Negara Arab Saudi Kedua
Pada tahun 1824, keluarga al-Saud telah mendapatkan kembali kendali politik di Arab Saudi tengah. Penguasa Saudi, Turki bin Abdullah al-Saud memindahkan ibu kotanya ke Riyadh, sekitar 20 mil selatan Diriyah, dan mendirikan Negara Arab Saudi Kedua.
Selama 11 tahun pemerintahannya, Turki bin Abdullah al-Saud berhasil merebut kembali sebagian besar tanah yang hilang dari Ottoman. Saat ia memperluas kekuasaannya, ia mengambil langkah-langkah untuk memastikan bahwa rakyatnya menikmati hak, dan ia melihat kesejahteraan mereka.
Di bawah Turki bin Abdullah al-Saud dan putranya, Faisal, Negara Saudi Kedua menikmati masa damai dan kemakmuran, dan perdagangan dan pertanian berkembang.
Ketenangan itu hancur pada tahun 1865 oleh kampanye Utsmaniyah yang diperbarui untuk memperluas kerajaan Timur Tengah-nya ke Semenanjung Arab. Tentara Utsmaniyah merebut sebagian Negara Saudi, yang saat itu diperintah oleh putra Faisal, Abdulrahman.
Dengan dukungan Ottoman, keluarga Al-Rashid dari Hail melakukan upaya bersama untuk menggulingkan Negara Arab Saudi Kedua.
Dihadapkan dengan tentara yang jauh lebih besar dan lebih lengkap, Abdulrahman bin Faisal al-Saud terpaksa meninggalkan perjuangannya pada tahun 1891.

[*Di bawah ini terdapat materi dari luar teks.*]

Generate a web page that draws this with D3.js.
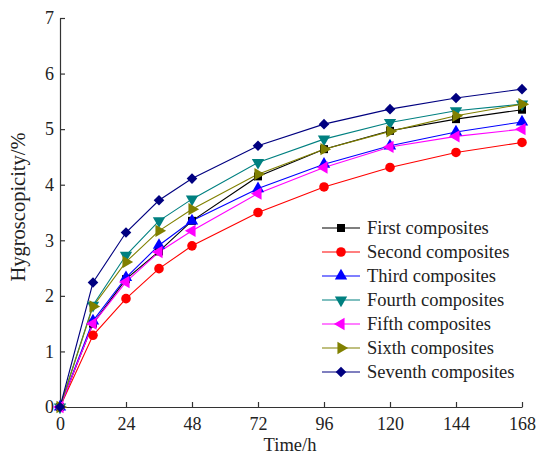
<!DOCTYPE html>
<html>
<head>
<meta charset="utf-8">
<script src="https://cdn.jsdelivr.net/npm/d3@7"></script>
<style>
  body { margin: 0; background: #fff; }
  text { font-family: "Liberation Serif", "Times New Roman", serif; fill: #222; }
</style>
</head>
<body>
<div id="chart"></div>
<script>
// time points (h)
const HOURS = [0, 12, 24, 36, 48, 72, 96, 120, 144, 168];
const X_TICKS = [0, 24, 48, 72, 96, 120, 144, 168];
const Y_TICKS = [0, 1, 2, 3, 4, 5, 6, 7];

// hygroscopicity values (%) per composite
const FIRST   = [0, 1.50, 2.30, 2.80, 3.35, 4.15, 4.64, 4.97, 5.18, 5.35];
const SECOND  = [0, 1.29, 1.95, 2.49, 2.90, 3.50, 3.96, 4.31, 4.58, 4.76];
const THIRD   = [0, 1.55, 2.33, 2.91, 3.35, 3.93, 4.37, 4.70, 4.95, 5.13];
const FOURTH  = [0, 1.83, 2.73, 3.35, 3.74, 4.40, 4.82, 5.12, 5.33, 5.45];
const FIFTH   = [0, 1.50, 2.25, 2.79, 3.17, 3.84, 4.31, 4.68, 4.87, 5.00];
const SIXTH   = [0, 1.81, 2.61, 3.17, 3.56, 4.19, 4.64, 4.96, 5.24, 5.45];
const SEVENTH = [0, 2.24, 3.14, 3.72, 4.11, 4.70, 5.09, 5.36, 5.56, 5.72];

const NAMES = ["First composites", "Second composites", "Third composites", "Fourth composites",
               "Fifth composites", "Sixth composites", "Seventh composites"];
const COLORS = ["#000000", "#ff0000", "#0000ff", "#008080", "#ff00ff", "#808000", "#000080"];
const SHAPES = ["square", "circle", "up", "down", "left", "right", "diamond"];

const series = [FIRST, SECOND, THIRD, FOURTH, FIFTH, SIXTH, SEVENTH].map((vals, i) => ({
    name: NAMES[i], color: COLORS[i], shape: SHAPES[i],
    points: vals.map((v, j) => ({ t: HOURS[j], v: v }))
}));

// layout
const W = 536, H = 457;
const MARGIN = { top: 18, right: 14, bottom: 50, left: 60 };
const innerW = W - MARGIN.left - MARGIN.right;
const innerH = H - MARGIN.top - MARGIN.bottom;

const svg = d3.select("#chart").append("svg")
    .attr("width", W).attr("height", H);
const g = svg.append("g").attr("transform", `translate(${MARGIN.left},${MARGIN.top})`);

const x = d3.scaleLinear().domain([0, 168]).range([0, innerW]);
const y = d3.scaleLinear().domain([0, 7]).range([innerH, 0]);

// marker path + rotation
function marker(sel, shape) {
    const sym = {
        square: d3.symbolSquare, circle: d3.symbolCircle, diamond: d3.symbolSquare,
        up: d3.symbolTriangle, down: d3.symbolTriangle, left: d3.symbolTriangle, right: d3.symbolTriangle
    }[shape];
    const size = { square: 64, circle: 72, diamond: 56, up: 66, down: 66, left: 66, right: 66 }[shape];
    const rot = { square: 0, circle: 0, diamond: 45, up: 0, down: 180, left: -90, right: 90 }[shape];
    sel.attr("d", d3.symbol().type(sym).size(size)())
        .attr("data-rot", rot);
}

// axes (ticks point inward)
const xAxis = g.append("g")
    .attr("transform", `translate(0,${innerH})`)
    .call(d3.axisBottom(x).tickValues(X_TICKS).tickSizeInner(-5).tickSizeOuter(0).tickPadding(10));
const yAxis = g.append("g")
    .call(d3.axisLeft(y).tickValues(Y_TICKS).tickFormat(d3.format("d"))
        .tickSizeInner(-5).tickSizeOuter(0).tickPadding(6));

[xAxis, yAxis].forEach(a => {
    a.select(".domain").attr("stroke", "#333").attr("stroke-width", 1.2);
    a.selectAll(".tick line").attr("stroke", "#333").attr("stroke-width", 1.2);
    a.selectAll(".tick text").attr("font-size", 18).attr("fill", "#222");
});

// axis titles
svg.append("text")
    .attr("x", 290).attr("y", 451)
    .attr("text-anchor", "middle").attr("font-size", 18.5)
    .text("Time/h");
svg.append("text")
    .attr("transform", "translate(25,207) rotate(-90)")
    .attr("text-anchor", "middle").attr("font-size", 20.5)
    .text("Hygroscopicity/%");

// lines + markers
const line = d3.line().x(d => x(d.t)).y(d => y(d.v));
series.forEach(s => {
    g.append("path").datum(s.points)
        .attr("d", line).attr("fill", "none")
        .attr("stroke", s.color).attr("stroke-width", 1.1);
});
series.forEach(s => {
    g.selectAll(null).data(s.points).enter().append("path")
        .call(marker, s.shape)
        .attr("transform", function(d) {
            return `translate(${x(d.t)},${y(d.v)}) rotate(${this.getAttribute("data-rot")})`;
        })
        .attr("fill", s.color);
});

// legend
const legend = svg.append("g").attr("transform", "translate(322,228)");
const rows = legend.selectAll("g").data(series).enter().append("g")
    .attr("transform", (d, i) => `translate(0,${i * 24})`);
rows.append("line")
    .attr("x1", 0).attr("x2", 38).attr("y1", 0).attr("y2", 0)
    .attr("stroke", d => d.color).attr("stroke-width", 1.1);
rows.append("path")
    .each(function(d) { d3.select(this).call(marker, d.shape); })
    .attr("transform", function() { return `translate(19,0) rotate(${this.getAttribute("data-rot")})`; })
    .attr("fill", d => d.color);
rows.append("text")
    .attr("x", 45).attr("y", 6)
    .attr("font-size", 18.5)
    .text(d => d.name);
</script>
</body>
</html>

Dia mencari perlindungan dari suku Badui di gurun pasir yang luas di Arabia timur yang dikenal sebagai Rub' Al-Khali, atau "Empty Quarter". Dari sana, Abdulrahman dan keluarganya melakukan perjalanan ke Kuwait, di mana mereka tinggal sampai tahun 1902.
Bersamanya adalah putranya yang masih kecil, Abdulaziz, yang telah menunjukkan dirinya sebagai pemimpin alami dan pejuang yang tangguh.

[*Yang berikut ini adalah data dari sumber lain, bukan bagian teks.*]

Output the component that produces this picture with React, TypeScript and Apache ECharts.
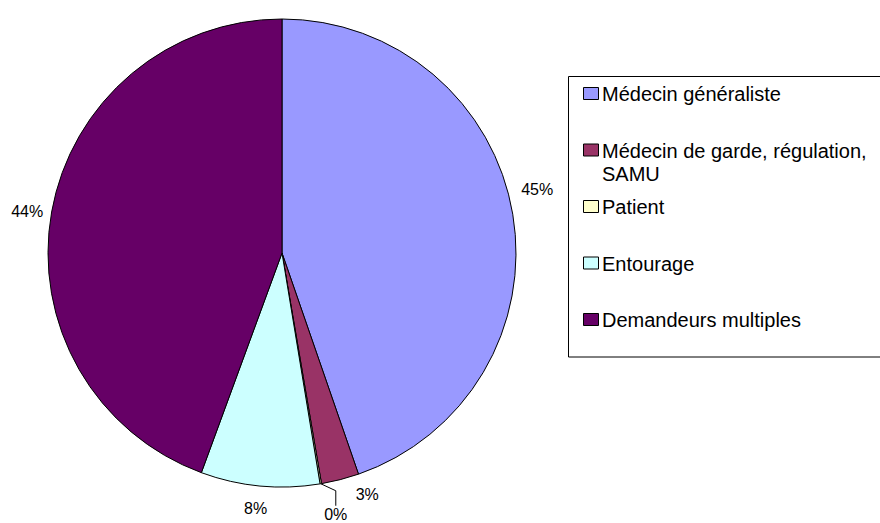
import React, { useEffect, useRef } from 'react';
import * as echarts from 'echarts';

const categories = [
  'Médecin généraliste',
  'Médecin de garde, régulation, SAMU',
  'Patient',
  'Entourage',
  'Demandeurs multiples',
];
const legendLabels = [
  'Médecin généraliste',
  'Médecin de garde, régulation,\nSAMU',
  'Patient',
  'Entourage',
  'Demandeurs multiples',
];
const shares = [44.7, 2.6, 0.1, 8.2, 44.4];
const colors = ['#9999FF', '#993366', '#FFFFCC', '#CCFFFF', '#660066'];

const FONT = '"Liberation Sans", Arial, sans-serif';

export default function App() {
  const ref = useRef<HTMLDivElement>(null);

  useEffect(() => {
    if (!ref.current) return;
    const chart = echarts.init(ref.current, undefined, { renderer: 'svg' });

    const legendY0 = 94;
    const legendStep = 56.5;

    const data = categories.map((name, i) => ({
      name,
      value: shares[i],
      itemStyle: { color: colors[i] },
      labelLine: i === 2 ? { show: true, lineStyle: { color: '#000', width: 1 } } : { show: false },
    }));

    const labelShift: Record<number, [number, number]> = {
      0: [0, -24],
      1: [10, 11],
      3: [12, 19],
      4: [0, 0],
    };

    chart.setOption({
      animation: false,
      backgroundColor: '#fff',
      series: [
        {
          type: 'pie',
          center: [282, 253],
          radius: 234,
          startAngle: 90,
          clockwise: true,
          avoidLabelOverlap: false,
          itemStyle: { borderColor: '#000', borderWidth: 1 },
          emphasis: { disabled: true },
          label: {
            show: true,
            position: 'outside',
            formatter: (p: any) => Math.round(p.percent) + '%',
            color: '#000',
            fontFamily: FONT,
            fontSize: 16,
            distanceToLabelLine: 4.5,
          },
          labelLine: { show: false, length: 4, length2: 0 },
          labelLayout: (params: any) => {
            const i = params.dataIndex;
            const r = params.labelRect;
            if (i === 2) {
              const pts = params.labelLinePoints;
              if (!pts || !pts[0]) return {};
              const p0 = pts[0];
              const p1 = [p0[0] + 15, p0[1] + 7];
              const p2 = [p1[0], p1[1] + 15];
              return {
                x: p2[0],
                y: p2[1] + 9,
                align: 'center',
                verticalAlign: 'middle',
                labelLinePoints: [p0, p1, p2],
              };
            }
            const s = labelShift[i] || [0, 0];
            return {
              x: r.x + s[0],
              y: r.y + r.height / 2 + s[1],
              align: 'left',
              verticalAlign: 'middle',
            };
          },
          data,
        },
      ],
      graphic: [
        {
          type: 'rect',
          shape: { x: 568.5, y: 76.5, width: 330, height: 280.5 },
          style: { fill: '#fff', stroke: '#000', lineWidth: 1 },
        },
        ...categories.map((_, i) => ({
          type: 'rect',
          shape: { x: 583.5, y: legendY0 + i * legendStep - 6.5, width: 15, height: 12 },
          style: { fill: colors[i], stroke: '#000', lineWidth: 1 },
        })),
        ...legendLabels.map((t, i) => ({
          type: 'text',
          x: 602,
          y: legendY0 + i * legendStep - 11.5,
          style: {
            text: t,
            font: '20px ' + FONT,
            fill: '#000',
            lineHeight: 23,
            verticalAlign: 'top',
          },
        })),
      ],
    });

    return () => chart.dispose();
  }, []);

  return (
    <div
      ref={ref}
      style={{ position: 'fixed', left: 0, top: 0, width: 880, height: 523 }}
    />
  );
}
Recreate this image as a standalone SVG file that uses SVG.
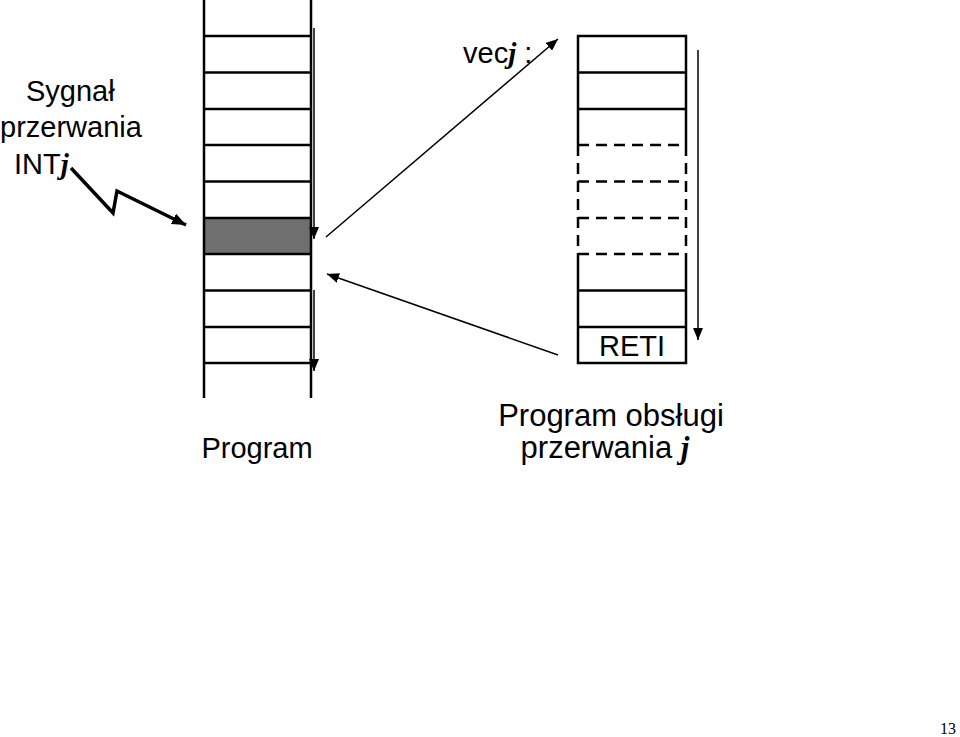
<svg xmlns="http://www.w3.org/2000/svg" width="960" height="737" viewBox="0 0 960 737">
<defs>
<marker id="ah" viewBox="0 0 12 10" refX="12" refY="5" markerWidth="12" markerHeight="10" markerUnits="userSpaceOnUse" orient="auto">
<path d="M0,0 L12,5 L0,10 Z" fill="#000"/>
</marker>
<marker id="ahb" viewBox="0 0 12 10" refX="12" refY="5" markerWidth="14" markerHeight="12" markerUnits="userSpaceOnUse" orient="auto">
<path d="M0,0 L12,5 L0,10 Z" fill="#000"/>
</marker>
</defs>
<style>
.t{font-family:"Liberation Sans",Arial,sans-serif;font-size:29px;fill:#000}
.big{font-size:31px}
.j{font-family:"Liberation Serif","Times New Roman",serif;font-style:italic;font-weight:bold}
.col{stroke:#000;stroke-width:2.5;fill:none}
.dash{stroke:#000;stroke-width:2.5;fill:none;stroke-dasharray:11,7}
.thin{stroke:#000;stroke-width:1.5;fill:none}
</style>
<rect width="960" height="737" fill="#fff"/>

<g id="program">
<rect x="204" y="218" width="107" height="36" fill="#6f6f6f"/>
<line class="col" x1="204" y1="0" x2="204" y2="398"/>
<line class="col" x1="311" y1="0" x2="311" y2="398"/>
<path class="col" d="M204,36H311M204,72.5H311M204,109H311M204,145H311M204,181.5H311M204,218H311M204,254H311M204,290.5H311M204,327H311M204,363H311"/>
</g>

<g id="isr">
<path class="col" d="M578,145V36H686V145M578,72.5H686M578,109H686"/>
<path class="dash" d="M578,145H686M578,181.5H686M578,218H686M578,254H686M578,145V254M686,145V254"/>
<path class="col" d="M578,254V363H686V254M578,290.5H686M578,327H686"/>
<text class="t" x="632" y="356" text-anchor="middle">RETI</text>
</g>

<g id="labels">
<text class="t" x="26" y="101">Sygnał</text>
<text class="t" x="0" y="137">przerwania</text>
<text class="t" x="14" y="174">INT<tspan class="j">j</tspan></text>
<text class="t" x="463" y="63">vec<tspan class="j">j</tspan> :</text>
<text class="t" x="257" y="458" text-anchor="middle">Program</text>
<text class="t big" x="611" y="426" text-anchor="middle">Program obsługi</text>
<text class="t big" x="605" y="458" text-anchor="middle">przerwania  <tspan class="j">j</tspan></text>
<text x="940" y="734" font-family="Liberation Serif,serif" font-size="16">13</text>
</g>

<g id="connectors">
<line class="thin" x1="314" y1="28" x2="314" y2="239" marker-end="url(#ah)"/>
<line class="thin" x1="314" y1="290" x2="314" y2="371" marker-end="url(#ah)"/>
<line class="thin" x1="698" y1="50" x2="698" y2="340" marker-end="url(#ah)"/>
<line class="thin" x1="326" y1="237" x2="558" y2="39" marker-end="url(#ah)"/>
<line class="thin" x1="558" y1="355" x2="327" y2="274" marker-end="url(#ah)"/>
<polyline points="71,168 113,213 117,191 186,225" fill="none" stroke="#000" stroke-width="3.5" stroke-linejoin="miter" marker-end="url(#ahb)"/>
</g>
</svg>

Kerajaan Arab Saudi Modern
Abdulaziz muda bertekad untuk mendapatkan kembali warisannya dari keluarga al-Rasyid, yang telah mengambil alih Riyadh dan mendirikan gubernur dan garnisun di sana.
Pada tahun 1902, Abdulaziz,—dengan hanya 40 pengikutnya— melakukan pawai malam yang berani ke Riyadh untuk merebut kembali garnisun kota, yang dikenal sebagai Benteng Masmak. Peristiwa legendaris ini menandai awal terbentuknya negara atau kerajaan Arab Saudi modern.
Setelah mendirikan Riyadh sebagai markas besarnya, Abdulaziz merebut semua wilayah Hijaz, termasuk Makkah dan Madinah, pada tahun 1924 hingga 1925. Dalam prosesnya, dia menyatukan suku-suku yang bertikai menjadi satu negara.
Pada tanggal 23 September 1932, negara itu dinamai Kerajaan Arab Saudi, sebuah negara Islam dengan bahasa Arab sebagai bahasa nasionalnya dan Alquran sebagai konstitusinya.
Raja Abdulaziz menjadi raja pertama Kerajaan Arab Saudi, yakni dari 1932 hingga 1953.
Raja kedua adalah Raja Saud bin Abdulaziz (1953-1964), diteruskan Raja Faisal bin Abdulaziz (1964-1975), selanjutnya Raja Khalid bin Abdulaziz (1975-1982), kemudian Raja Fahd bin Abdulaziz (1982-2005), kemudian Raja Abdullah bin Abdulaziz (2005-2015) dan diteruskan oleh Raja Salman bin Abdulaziz hingga sekarang.
Raja masa depan Kerajaan Arab Saudi adalah Pangeran Mohammed bin Salman yang tak lain adalah putra Raja Salman.